Replace shared volume with database for QGIS job file exchange

Context and Problem Statement

The backend and qfield-qgis containers exchanged input/output files for QGIS project generation via a shared Docker volume (/opt/qfield). This worked for Docker Compose but required a ReadWriteMany PVC in Kubernetes - meaning an EFS driver, NFS provisioner, or equivalent. That added deployment complexity and infrastructure cost, especially for self-hosted instances.

Considered Options

  1. S3 / MinIO object storage - both containers read/write files via S3 API
  2. PostgreSQL as shared state - store files in a qgis_jobs table
  3. HTTP request/response body - send input files in the POST body, receive output files in the response

Decision Outcome

PostgreSQL as shared state via a qgis_jobs table.

How it works

  1. Backend writes input files (XLSForm bytes, features/tasks GeoJSON) to the qgis_jobs table, keyed by a UUID job ID.
  2. Backend POSTs just the job_id and processing parameters to the QGIS wrapper HTTP service.
  3. QGIS wrapper connects to the same database, reads inputs to a local temp directory, runs QGIS processing, then writes the output files back to the output_files JSONB column (as a {filename: base64_content} dict).
  4. Backend reads the output files from the DB row, writes them to a temp directory for QFieldCloud SDK upload, then deletes the row.

Why not S3

S3 (or MinIO/Garage) would work well but requires users to deploy and configure an object store. Field-TM aims to be simple to self-host; adding an S3 dependency for a once-a-day operation was not justified.

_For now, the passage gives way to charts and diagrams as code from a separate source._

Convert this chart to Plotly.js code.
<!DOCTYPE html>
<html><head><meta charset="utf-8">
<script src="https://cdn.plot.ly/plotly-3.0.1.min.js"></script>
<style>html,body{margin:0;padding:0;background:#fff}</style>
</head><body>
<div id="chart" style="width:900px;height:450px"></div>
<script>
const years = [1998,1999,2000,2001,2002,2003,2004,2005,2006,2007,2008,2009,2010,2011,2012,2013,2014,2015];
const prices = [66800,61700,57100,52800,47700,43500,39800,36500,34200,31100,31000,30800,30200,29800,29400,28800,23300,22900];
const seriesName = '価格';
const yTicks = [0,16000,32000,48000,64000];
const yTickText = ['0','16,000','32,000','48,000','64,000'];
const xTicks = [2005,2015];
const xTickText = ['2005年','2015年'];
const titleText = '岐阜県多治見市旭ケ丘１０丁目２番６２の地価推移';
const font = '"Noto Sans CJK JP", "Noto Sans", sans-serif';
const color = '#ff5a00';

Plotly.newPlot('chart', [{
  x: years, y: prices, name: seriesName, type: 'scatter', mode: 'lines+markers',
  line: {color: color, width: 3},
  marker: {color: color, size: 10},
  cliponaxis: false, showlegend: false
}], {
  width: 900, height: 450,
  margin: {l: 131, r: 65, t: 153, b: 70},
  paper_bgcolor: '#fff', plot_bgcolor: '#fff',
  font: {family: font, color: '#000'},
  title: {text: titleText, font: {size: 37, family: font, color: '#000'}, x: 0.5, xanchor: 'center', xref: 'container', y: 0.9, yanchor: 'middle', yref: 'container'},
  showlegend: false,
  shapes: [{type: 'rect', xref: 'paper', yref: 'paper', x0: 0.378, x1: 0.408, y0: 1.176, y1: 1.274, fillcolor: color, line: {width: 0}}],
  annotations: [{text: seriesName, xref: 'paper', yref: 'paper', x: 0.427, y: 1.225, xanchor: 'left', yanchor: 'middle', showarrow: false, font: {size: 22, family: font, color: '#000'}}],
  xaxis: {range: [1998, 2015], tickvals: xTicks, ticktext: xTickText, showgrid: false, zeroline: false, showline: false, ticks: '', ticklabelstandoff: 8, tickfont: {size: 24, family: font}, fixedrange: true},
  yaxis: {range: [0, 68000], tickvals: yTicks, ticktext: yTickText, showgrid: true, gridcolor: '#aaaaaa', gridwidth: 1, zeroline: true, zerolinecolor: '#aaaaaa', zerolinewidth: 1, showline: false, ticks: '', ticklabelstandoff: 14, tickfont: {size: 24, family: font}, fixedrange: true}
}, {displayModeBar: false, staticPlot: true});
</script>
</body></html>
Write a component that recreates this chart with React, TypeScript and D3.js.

Why not HTTP request/response body

Initially implemented but rejected for future-proofing:

  • Memory: base64-in-JSON loads entire files into memory multiple times. A 300 MB mbtiles basemap (planned feature) would cause ~1-1.5 GB peak memory.
  • No resilience: the HTTP connection stays open for the entire processing time. If anything fails, all data must be re-sent from scratch.
  • Not streamable: BaseHTTPRequestHandler.rfile.read() buffers the full body.

The DB approach keeps memory flat (reads/writes happen in controlled chunks), survives container crashes (inputs persist for retry), and scales to larger files without architectural changes.

Crash recovery

Rows are short-lived (seconds to minutes) and always deleted by the backend after processing. If a crash leaves orphaned rows, they can be cleaned up with:

DELETE FROM qgis_jobs WHERE created_at < NOW() - INTERVAL '1 hour';

This can be run on application startup or as a periodic task.

Future: large basemap files

When basemap support is added (100-300 MB .mbtiles), the BYTEA column can be replaced with PostgreSQL large objects (lo_create/lo_read/lo_write) which stream in chunks instead of loading the full blob into memory. The current BYTEA approach works fine for files under ~50 MB.

Consequences

  • Good: eliminates the ReadWriteMany PVC requirement in Kubernetes.
  • Good: no new infrastructure - reuses the existing PostgreSQL database.
  • Good: crash-resilient - inputs survive container restarts for retry.
  • Good: simpler deployment for self-hosted instances.
  • Good: HTTP payloads are now tiny (just job ID + parameters).
  • Neutral: QGIS container now depends on psycopg (small addition to Dockerfile).
  • Neutral: rows are transient and cleaned up immediately; no DB bloat at current scale (≤1 project/day).
  • Bad: if files grow very large (>500 MB), should migrate to large objects for streaming reads/writes.